SyncWAL.append() returns OSError(ENOSPC) (or the SQLite-translated “disk I/O” / “no space” variants). Behavior: the WAL layer translates the error to SyncDiskFullError and the engine sets _io_paused = True. While paused:
  • log_operation() raises SyncDiskFullError immediately (no further WAL writes attempted),
  • sync_with_peer() short-circuits and returns {success: false, error: "disk_full", io_paused: true},
  • the per-peer asyncio.Lock is released on the failing path so a second sync attempt is not blocked behind it.
Operator action: free disk space, then call engine.resume(). resume() runs an integrity check before clearing the flag, so a second corruption doesn’t slip through.

mdns_fail_static_fallback — recoverable, fully automatic

zeroconf.Zeroconf() raises (interface offline, permissions error, package missing). Behavior: start_discovery() catches the exception, logs a warning, and falls through to the FERAL_SYNC_PEERS static peer list. No exception is allowed to escape into the asyncio loop. The engine ends up _running = True with the static peers loaded as source: "static". Operator action: none — but make sure FERAL_SYNC_PEERS is set on hosts that don’t see mDNS (overlay networks, container hosts).

What the recovery suite asserts

kill_brain_mid_apply — recoverable

Peer A produces 100 ops, peer B starts applying them, B gets killed at ~50%, restart, re-sync. Guarantees verified:
  • WAL has exactly 100 entries on B (no duplicates: INSERT OR REPLACE keyed on op_id),
  • materialized episodes table has exactly 100 rows on B (no duplicates: INSERT OR IGNORE keyed on row id),
  • HLC monotonicity preserved: the merged WAL sorted by HLC never goes backwards, and the pre-crash prefix is a prefix of the post-recovery ordering,
  • A and B converge: every op_id on A is byte-identical on B.

Fatal failure modes (intentionally NOT recoverable)
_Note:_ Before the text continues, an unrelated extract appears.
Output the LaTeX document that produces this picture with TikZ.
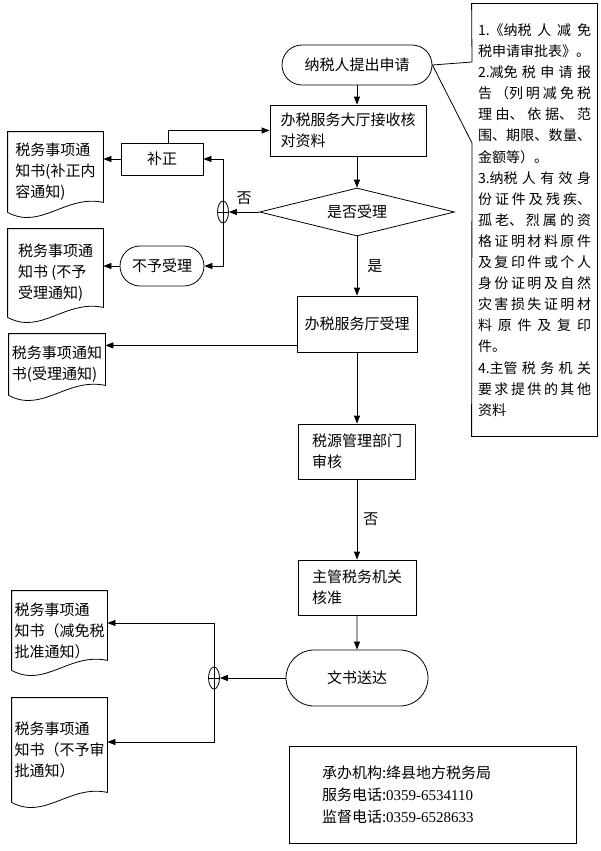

These need the backup-restore runbook, because no amount of retrying brings the data back:
  • Both the memory.db and its backup are physically lost.
  • The HLC node identifier is reused across two different processes (split-brain): two writers claiming the same node id will both produce timestamps that look causal but represent divergent state. Operator-side discipline; not recoverable from inside the engine.
  • A signed peer with TLS client cert auth becomes hostile: the engine trusts that any peer with a valid cert is honest. Mitigation lives at the cert-issuance layer (§3.3 #3 mTLS rotation), not here.

Running the suite locally

cd feral-core
pytest tests/test_memory_sync_chaos.py tests/test_memory_recovery.py -v --no-cov

# Or just the chaos-marked tests across the whole suite:
pytest -m chaos -v --no-cov

# And the multi-process kill loop:
python ../scripts/chaos/sync_kill.py --iterations 5 --ops-per-cycle 20
Nightly CI runs both via the Sync chaos (nightly) workflow at 05:00 UTC. The job is allowed to fail (it does not gate any release) but always uploads logs and any leftover /tmp/feral-chaos-* run directories as artifacts for forensics.